Self assessment is very important too.  Some classes have now started their own ePortfolios to collect and display their work.  All students have paper portfolios so this is an extra, and is used to display work that will not fit easily into a folder - such as these sorts of Web 2.0 presentations.  Recently portfolios were sent home and the classes that had an ePortfolio had an extra page that went home so that parents could see their child's work online.  I was delighted to read the comments that came back from the parents - many of whom recognised that their children were already far ahead of them in using these tools.

When looking at assessment I believe it is important to think about how much growth each student has made over time - this is why I am so keen on developing the ePortfolios more.  As they move forward from one grade to the next the ePortfolios can go with and grow with the students - and by looking back at the work samples that they have added students will be able to see just how much learning and progress has taken place.

Saturday, January 22, 2011

An explosion of blogs

At the beginning of the school year 3 teachers approached me and asked if I could help them set up blogs.  One was a PK teacher, one was a Grade 3 teacher and the other one wanted to have a blog for her extra-curricular activity after school.  I set them up with a Google Apps for Education account, and showed them how to use Blogger.  I was really happy to see that these teachers were ready to jump into blogging and they have done an excellent job.

Recently, however, there has been an explosion of blogging at school.  All our Grade 4 and 5 students on both campuses have their own blogs (some using Blogger, some using Posterous).  In addition for our last unit of inquiry in Grade 3, all the students have been introduced to our Grade 3 Poetry and Song blog.  Each week one of the Grade 3 teachers takes it in turn to post prompts for the students and to moderate their comments.  We introduced the students to commenting on blog posts by having them first write a post on a post-it note, and then copy it onto the blog as a comment.  We talked to them about writing appropriate comments, that they should write in their best English and that they should only add their first name to their comments.  Since then, individual students have started to add posts to the Poetry and Song blog themselves as a result of the various activities we introduced around skyping the poet Kenn Nesbitt.  Some students blogged before the call with the questions we wanted to ask him, others blogged after the call with the answers.  Some worked on turning photos of the call into Animoto movies which they then posted, others worked on iMovie and sent their movies to YouTube and I showed them how they could embed these into the blog.  I would say that some of our Grade 3 students are real "blog experts" now!

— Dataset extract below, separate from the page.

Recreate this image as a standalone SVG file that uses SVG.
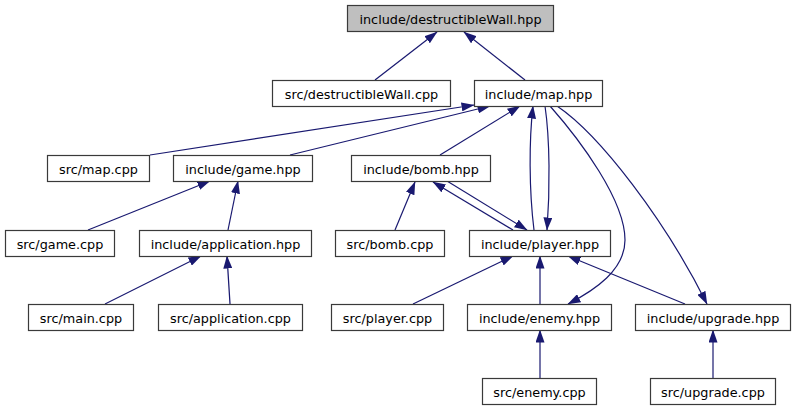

Last week our Grade 1 teachers expressed an interest in starting their own class blogs too.  They are starting a 12 week unit about narrative writing and wanted a place to publish their artwork about characters and settings.  We talked about the fact that it was also possible to photocopy the writing the students had done and save it as PDFs which could also be published.  When I showed them some of the ways their students could make online books they got really excited.  Currently I'm thinking of using Combine PDFs to put the work together and then using Issuu - though I'm up to other suggestions if anyone has better ideas.  So at the end of last week I sat down with 2 of the Grade 1 teachers and we set about designing their class writing blog - the other 3 classes I'll have to get to next week.

Finally last week I was approached by one of our Grade 4 teachers.  He was excited to see what the Grade 1s were doing and wanted a blog or a wiki for his class too so that students could publish their writing for everyone in the class and at home to see.  I'm not exactly sure what he wants, but I've made an appointment to see him on Monday to find out more.

Up to now, I've always maintained a student website for the 2 campuses I work at.  This has pages set up for each class for each unit of inquiry.  It's a place to publish student work and a place for providing links to good resources that students can use in their inquiries.  Now I'm thinking that next year I'll probably be able to slim it down quite a lot if each class has its own blog and is publishing the work the students are doing.  I like the fact that I can "hand over" this to the teachers - that they will be able to run their class web pages themselves as blogs and that they will have more control over what these pages look like and how the students use them.

We have come a long way in technology in the past 18 months, both the teachers and the students, and this week I'm so excited to see the explosion of blogging.

Photo Credit:  BOOM by Fabian Gismondi

Grade 2s start to skype

As I've mentioned in previous blog posts, I teach on 2 different campuses (both doing PYP).  The units of inquiry are, in many cases, different on each campus and even when they are the same they are often taught at a different time of the year.  As it happens, the Grade 2s in both campuses are doing an investigation of how the weather affects us around this time of year - probably because it's very clear to see in Switzerland in the winter that the weather definitely does affect us in many different ways.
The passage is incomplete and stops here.